The complete archive of Vanderbilt University’s flagship publication has been fully digitized and is now available online, making more than a century of university history accessible to the Vanderbilt community and others around the globe. 

The digitization project, led by the Jean and Alexander Heard Libraries’ Special Collections and University Archives, includes publishing the complete run of Vanderbilt Magazine and its predecessor, Vanderbilt Alumnus, on the JSTOR digital library of academic journals, books and primary sources. 

Vanderbilt Magazine chronicles the university’s people and their impact on the world, Vanderbilt’s evolving campus landscape, noteworthy events and initiatives, athletics and more. The publication strives to promote a greater sense of connection among the university and its diverse community of alumni, students, faculty, staff and supporters.  

More than 23,500 pages of Vanderbilt Magazine are currently available on JSTOR. The entire repository is open to the public and searchable by keyword. Users can search using the box on the JSTOR homepage or the publication’s page. Users can also create research citations, and each issue may be downloaded in full as a PDF. 

The November 1933 issue of Vanderbilt Alumnus (Vanderbilt University)
The November 1933 issue of Vanderbilt Alumnus (Vanderbilt University)

Vanderbilt’s flagship publication dates back in some form to 1887, when alumnus and Professor of Chemistry John T. McGill compiled “Alumni Notes” for a section in the Vanderbilt Observer, a student-led literary magazine. In 1901, the university published the Vanderbilt University Quarterly, a more scholarly subscription journal. This publication included contributions by faculty while primarily featuring campus news and printed speeches from university events.  

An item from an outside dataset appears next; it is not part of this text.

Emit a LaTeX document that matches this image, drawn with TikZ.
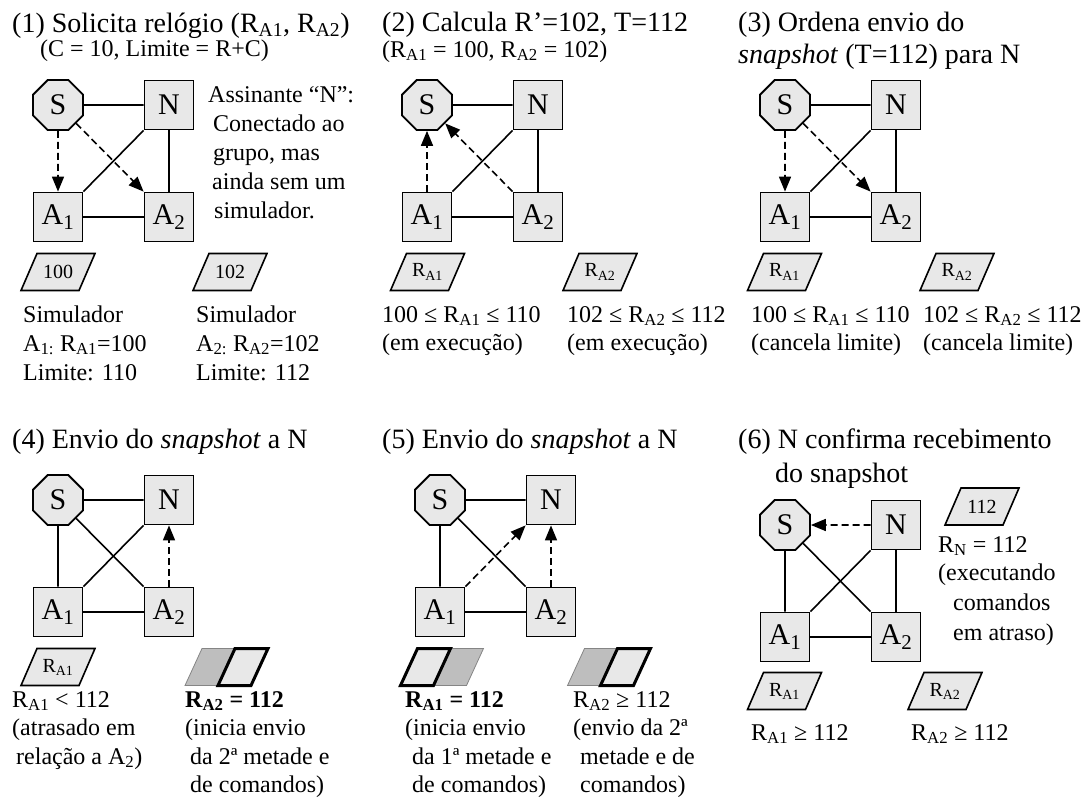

The Vanderbilt Alumnus replaced the Quarterly in 1915 with the aim of encouraging alumni to take a more active role in their alma mater. This monthly magazine brought stories of current campus happenings to what by then had become a sizeable audience of university graduates. The Vanderbilt Alumnus name was changed to Vanderbilt Magazine in 1986. 

Vanderbilt Magazine and Vanderbilt Alumnus can be found alongside other digital collections on JSTOR made available by the Heard Libraries, including the Vanderbilt Hustler and the Rev. James Lawson Papers. 

“This archive celebrates the enduring legacy of Vanderbilt’s flagship publication and is a boon for alumni, historians and anyone with an interest in the university,” said Jon Shaw, university librarian. “My thanks to the Special Collections team for their diligent work in digitizing the magazine and making it available to a wider audience. This effort is another way Heard Libraries are celebrating our university’s history during Vanderbilt’s Sesquicentennial year.”